We’re still very bullish, and even in our own portfolio we’re still doing leases and seeing record rent levels. The supply that does exist and that’s being built is getting leased, and the macro forces are likely to slow competition entering the market over the next couple of years.
Even if it’s not a record year, that doesn’t mean it wasn’t a good year and everything went away.
Coming out of the pandemic, seeing capital allocations out of traditional areas that were impacted, given the environment, much of that moved into biotech and life sciences. So 2021 was just off the charts. 2022 was still very, very strong, and it just so happens it’s coming off an even more exceptional year.
When the company started in life sciences you noted the lack of supply. Is that still what’s really driving this industry now?
If you look nationwide, the market is 170 million square feet. That’s really, really minuscule compared to other sectors. So, yes. The other hub markets have obviously seen development accelerate significantly, like in Boston, San Francisco, San Diego, etc. But, overall, and certainly in our market and other markets we’re looking at, there continues to be a supply-and-demand imbalance. And again, it’s a sector with high barriers to entry and high barriers to exit for the tenant base given the amount of investment that goes into these facilities.
You said you’re exploring other markets. But, in general, do you see New York as a hub expanding as maybe one of the newer secondary or tertiary markets in the nation? When you talk about the West Side being pieced together there, do you see a lot of other activity going on in New York City as well?
We do, and we’re bullish on New York. Our position would be that New York will not be a secondary market. It will be up on par with the primary markets. It has all of the same ingredients when you talk about the presence and concentration of academic and medical institutes and with National Institutes of Health funding.
Probably most important is the talent pool that’s here in New York. It’s multifaceted, multidimensional, covering not only research and medical talent but, when you talk about the tech presence here, artificial intelligence and other verticles within life sciences, including bio manufacturing, ag tech, climate tech, food tech, etc. The talent pool is immense. And I think it will be very attractive to companies as you see technologies emerging.
What’s been lacking is really the real estate, and firms such as ours and others are now addressing that. We see significant growth in the New York market that will put it on par with those other top markets.
Anything you’d like to add going into 2023?
As we look to 2023, the entire market will obviously be keeping an eye on what the Fed does, what movement on interest rates will bring. And obviously we’ll continue to monitor the health of this sector.
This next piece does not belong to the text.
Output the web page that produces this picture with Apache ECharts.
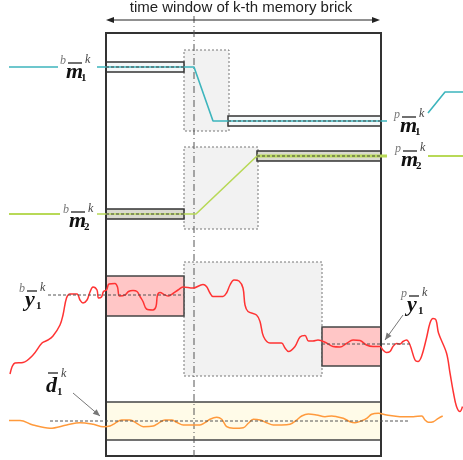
<!DOCTYPE html>
<html>
<head>
<meta charset="utf-8">
<script src="https://cdn.jsdelivr.net/npm/echarts@6/dist/echarts.min.js"></script>
<style>
  html, body { margin: 0; padding: 0; background: #fff; }
  #chart { width: 463px; height: 460px; }
</style>
</head>
<body>
<div id="chart"></div>
<script>
// ---- time / level data (units of the drawing axes) ----
const windowSpan = [106, 381];          // memory brick time window
const frameLevels = [33, 456];          // top / bottom of the brick frame
const anchorTime = 194;                 // dash-dot reference instant
const headerArrow = [106, 380, 20];     // [t0, t1, level]
const headerText = 'time window of k-th memory brick';

// mean trajectories
const m1Left = [[9, 67], [58, 67]];
const m1Main = [[97, 67], [194, 67], [213, 121], [387, 121]];
const m1Right = [[428, 113], [445, 92], [463, 92]];
const m2Left = [[9, 214], [60, 214]];
const m2Main = [[97, 214], [196, 214], [257, 156], [387, 156]];
const m2Right = [[428, 156], [463, 156]];

// bands: [t0, t1, lower, upper]
const m1Bands = [[106, 184, 62, 72], [228, 381, 116, 126]];
const m2Bands = [[106, 184, 209, 219], [257, 381, 151, 161]];
const y1Bands = [[106, 184, 276, 316], [322, 381, 327, 366]];
const d1Band = [[106, 381, 402, 440]];
const transitionBoxes = [[184, 229, 50, 131], [184, 258, 147, 229], [184, 322, 262, 376]];

// band mean levels: [t0, t1, level]
const meanLines = [[106, 184, 67], [228, 381, 121], [106, 184, 214], [257, 381, 156]];
const refLines = [[48, 184, 295], [322, 410, 344], [50, 410, 421]];

// output signal y1
const y1Signal = [
  [10, 374], [15, 363], [23, 362.5], [33, 355], [42, 343], [48, 340], [53, 336], [60, 325],
  [63, 315], [66.5, 298], [70, 294], [77, 294], [80, 300], [83, 303], [87, 300], [90, 292],
  [93, 287], [97, 290], [98.5, 298], [101.5, 297], [103.5, 291.5], [106.5, 290], [109, 284],
  [115, 283.5], [117.5, 287], [119.5, 296], [125, 295], [128.5, 291.5], [133, 290.5],
  [137, 291.5], [140, 296.5], [143, 301.5], [146.5, 309], [153, 310], [156, 306.5],
  [157.5, 295], [160, 292.5], [165, 295], [168.5, 296], [173, 293.5], [178, 290], [183, 287],
  [193, 288], [203, 284.5], [206.5, 286.5], [210, 293], [213, 296.5], [223, 296.5],
  [226.5, 293], [230, 285], [234, 280], [239, 281], [243, 288], [245, 305], [248, 311.5],
  [256.5, 315], [260, 321.5], [263.5, 336.5], [270, 343], [281.5, 343], [285, 348],
  [288.5, 351.5], [295, 346.5], [300, 337], [305, 335.5], [308.5, 341], [313, 341],
  [318, 340], [326.5, 343], [333, 346.5], [340, 347], [346.5, 343.5], [353, 340], [360, 340.5],
  [366.5, 345], [373, 346.5], [380, 346.5], [383, 350], [386.5, 352.5], [390, 351.5],
  [393, 346.5], [396.5, 343.5], [400, 344], [403, 341.5], [406.5, 340], [410, 345],
  [415, 360], [418, 361.5], [421.5, 356.5], [426.5, 338], [430, 323], [433, 318.5],
  [436, 320], [438.5, 333], [446.5, 353], [450, 373], [453.5, 393], [456.5, 406.5],
  [460, 411.5], [462.5, 406.5]
];

// disturbance d1
const d1Signal = [
  [9, 420.5], [20, 420.5], [33, 425], [50, 428.3], [66.7, 425], [80, 422.7], [93.3, 424.3],
  [103.3, 426.7], [110, 426], [115, 423.3], [121.7, 420], [130, 420], [136.7, 423.3],
  [143.3, 426.7], [153.3, 426], [158.3, 423.3], [165, 420], [171.7, 420], [176.7, 422.3],
  [183.3, 425], [190, 425], [200, 425], [205, 422.7], [210, 419.3], [216.7, 417.3],
  [221.7, 419.3], [226.7, 426.7], [233.3, 428.3], [243.3, 427.7], [248.3, 423.3],
  [253.3, 419.3], [260, 420], [266.7, 422.7], [273.3, 425], [281.7, 425], [290, 424.3],
  [296.7, 420], [301.7, 416], [308.3, 414], [316.7, 415], [325, 416.7], [331.7, 416],
  [336.7, 416.7], [343.3, 418.3], [350, 421.7], [355, 422.7], [361.7, 420.7], [366.7, 418.3],
  [371.7, 414.3], [378.3, 413.3], [386.7, 415], [400, 416.7], [413.3, 416.7], [421.7, 416],
  [425, 420], [428.3, 422.3], [433.3, 421.7], [438.3, 418.3], [442.7, 416]
];

// variable labels: prefix, symbol, subscript, anchor (symbol left, x-height middle)
const varLabels = [
  { pre: 'b', sym: 'm', sub: '1', at: [66, 72] },
  { pre: 'b', sym: 'm', sub: '2', at: [69, 221] },
  { pre: 'p', sym: 'm', sub: '1', at: [400, 126] },
  { pre: 'p', sym: 'm', sub: '2', at: [401, 160] },
  { pre: 'b', sym: 'y', sub: '1', at: [25, 300] },
  { pre: 'p', sym: 'y', sub: '1', at: [407, 305] },
  { pre: '',  sym: 'd', sub: '1', at: [46, 386] }
];
// pointer arrows: [t0, level0, t1, level1]
const pointers = [[403, 315, 385, 340], [73, 393, 100, 416]];

const SERIF = "'Liberation Serif', 'DejaVu Serif', serif";
const SANS = "'Liberation Sans', Arial, sans-serif";

function rectItem(style) {
  return function (params, api) {
    const a = api.coord([api.value(0), api.value(2)]);
    const b = api.coord([api.value(1), api.value(3)]);
    return {
      type: 'rect',
      shape: { x: a[0], y: a[1], width: b[0] - a[0], height: b[1] - a[1] },
      style: Object.assign({}, style)
    };
  };
}

function hLineItem(style) {
  return function (params, api) {
    const a = api.coord([api.value(0), api.value(2)]);
    const b = api.coord([api.value(1), api.value(2)]);
    return {
      type: 'line',
      shape: { x1: a[0], y1: a[1], x2: b[0], y2: b[1] },
      style: Object.assign({}, style)
    };
  };
}

function arrowHead(tip, from, len, half, color) {
  const dx = tip[0] - from[0], dy = tip[1] - from[1];
  const d = Math.sqrt(dx * dx + dy * dy) || 1;
  const ux = dx / d, uy = dy / d;
  const bx = tip[0] - ux * len, by = tip[1] - uy * len;
  return {
    type: 'polygon',
    shape: { points: [tip, [bx - uy * half, by + ux * half], [bx + uy * half, by - ux * half]] },
    style: { fill: color }
  };
}

function rectSeries(data, style, z) {
  return {
    type: 'custom', data: data, z: z, clip: false, silent: true,
    encode: { x: [0, 1], y: [2, 3] },
    renderItem: rectItem(style)
  };
}

function lineSeries(data, color, width, z, extra) {
  return Object.assign({
    type: 'line', data: data, showSymbol: false, symbol: 'none', z: z, silent: true,
    lineStyle: { color: color, width: width }
  }, extra || {});
}

const chart = echarts.init(document.getElementById('chart'), null, { renderer: 'canvas' });

const option = {
  animation: false,
  backgroundColor: '#ffffff',
  grid: { left: 0, right: 0, top: 0, bottom: 0 },
  xAxis: { type: 'value', min: 0, max: 463, show: false },
  yAxis: { type: 'value', min: 0, max: 460, inverse: true, show: false },
  series: [
    // transition regions
    rectSeries(transitionBoxes, { fill: '#f2f2f2', stroke: '#777', lineWidth: 1, lineDash: [2, 2] }, 1),
    // disturbance band
    rectSeries(d1Band, { fill: '#fffbe8', stroke: '#444', lineWidth: 1.5 }, 2),
    // output bands
    rectSeries(y1Bands, { fill: '#ffc6c6', stroke: '#444', lineWidth: 1.5 }, 2),
    // m1 bands
    rectSeries(m1Bands, { fill: '#f4f8f9', stroke: '#333', lineWidth: 1.5 }, 2),
    // m2 bands
    rectSeries(m2Bands, { fill: '#dadad0', stroke: '#333', lineWidth: 1.5 }, 2),
    // brick frame
    {
      type: 'custom', data: [[windowSpan[0], windowSpan[1], frameLevels[0], frameLevels[1]]],
      z: 3, clip: false, silent: true, encode: { x: [0, 1], y: [2, 3] },
      renderItem: rectItem({ fill: 'none', stroke: '#333', lineWidth: 2 })
    },
    // anchor dash-dot line
    lineSeries([[anchorTime, 16], [anchorTime, 460]], '#555', 1, 4, { lineStyle: { color: '#555', width: 1, type: [7, 3, 1, 3] } }),
    // mean trajectories
    lineSeries(m1Left, '#3db5bd', 1.6, 5),
    lineSeries(m1Main, '#3db5bd', 1.6, 5),
    lineSeries(m1Right, '#3db5bd', 1.6, 5),
    lineSeries(m2Left, '#b8d957', 2, 5),
    lineSeries(m2Main.slice(0, 3), '#b8d957', 1.6, 5),
    lineSeries(m2Main.slice(2), '#b8d957', 3, 5),
    lineSeries(m2Right, '#b8d957', 2, 5),
    // signals
    lineSeries(y1Signal, '#ff3333', 1.5, 6, { smooth: 0.35 }),
    lineSeries(d1Signal, '#ff9a3c', 1.5, 6, { smooth: 0.35 }),
    // band means and reference levels
    {
      type: 'custom', data: meanLines, z: 7, clip: false, silent: true, encode: { x: [0, 1], y: 2 },
      renderItem: hLineItem({ stroke: '#444', lineWidth: 1, lineDash: [3, 2] })
    },
    {
      type: 'custom', data: refLines, z: 7, clip: false, silent: true, encode: { x: [0, 1], y: 2 },
      renderItem: hLineItem({ stroke: '#555', lineWidth: 1, lineDash: [3, 2] })
    },
    // header double arrow with caption
    {
      type: 'custom', data: [headerArrow], z: 8, clip: false, silent: true, encode: { x: [0, 1], y: 2 },
      renderItem: function (params, api) {
        const a = api.coord([api.value(0), api.value(2)]);
        const b = api.coord([api.value(1), api.value(2)]);
        return {
          type: 'group',
          children: [
            { type: 'line', shape: { x1: a[0] + 3, y1: a[1], x2: b[0] - 3, y2: b[1] }, style: { stroke: '#222', lineWidth: 1 } },
            arrowHead(a, b, 8, 3, '#222'),
            arrowHead(b, a, 8, 3, '#222'),
            {
              type: 'text', x: (a[0] + b[0]) / 2 - 2, y: a[1] - 12,
              style: { text: headerText, font: '15px ' + SANS, fill: '#222', align: 'center', verticalAlign: 'middle' }
            }
          ]
        };
      }
    },
    // pointer arrows
    {
      type: 'custom', data: pointers, z: 8, clip: false, silent: true, encode: { x: [0, 2], y: [1, 3] },
      renderItem: function (params, api) {
        const a = api.coord([api.value(0), api.value(1)]);
        const b = api.coord([api.value(2), api.value(3)]);
        return {
          type: 'group',
          children: [
            { type: 'line', shape: { x1: a[0], y1: a[1], x2: b[0], y2: b[1] }, style: { stroke: '#777', lineWidth: 1 } },
            arrowHead(b, a, 7, 3, '#777')
          ]
        };
      }
    },
    // variable labels
    {
      type: 'custom', data: varLabels.map(function (l) { return l.at; }), z: 9, clip: false, silent: true,
      renderItem: function (params, api) {
        const spec = varLabels[params.dataIndex];
        const p = api.coord([api.value(0), api.value(1)]);
        const x = p[0], y = p[1];
        const w = spec.sym === 'm' ? 16 : 12;
        const children = [];
        if (spec.pre) {
          children.push({ type: 'text', x: x - 6, y: y - 11, style: { text: spec.pre, font: 'italic 12px ' + SERIF, fill: '#777', align: 'left', verticalAlign: 'middle' } });
        }
        children.push({ type: 'text', x: x, y: y, style: { text: spec.sym, font: 'italic bold 22px ' + SERIF, fill: '#111', align: 'left', verticalAlign: 'middle' } });
        const barY = spec.sym === 'd' ? y - 13 : y - 9;
        children.push({ type: 'line', shape: { x1: x + 2, y1: barY, x2: x + w, y2: barY }, style: { stroke: '#333', lineWidth: 1.4 } });
        children.push({ type: 'text', x: x + w - 1, y: y + 6, style: { text: spec.sub, font: 'bold 11px ' + SERIF, fill: '#111', align: 'left', verticalAlign: 'middle' } });
        children.push({ type: 'text', x: x + w + 3, y: y - 12, style: { text: 'k', font: 'italic 12px ' + SERIF, fill: '#444', align: 'left', verticalAlign: 'middle' } });
        return { type: 'group', children: children };
      }
    }
  ]
};

chart.setOption(option);
</script>
</body>
</html>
Big picture — when you talk about aging populations, advancement of technologies, primarily in precision medicine, the public health crises that are facing the world — the demand drivers for the industry as a whole continue to remain strong. We take that as a positive harbinger of not only our market, but really the sector in general. And, as the macro forces improve over the next 12 to 18 months, we’re very bullish on this sector.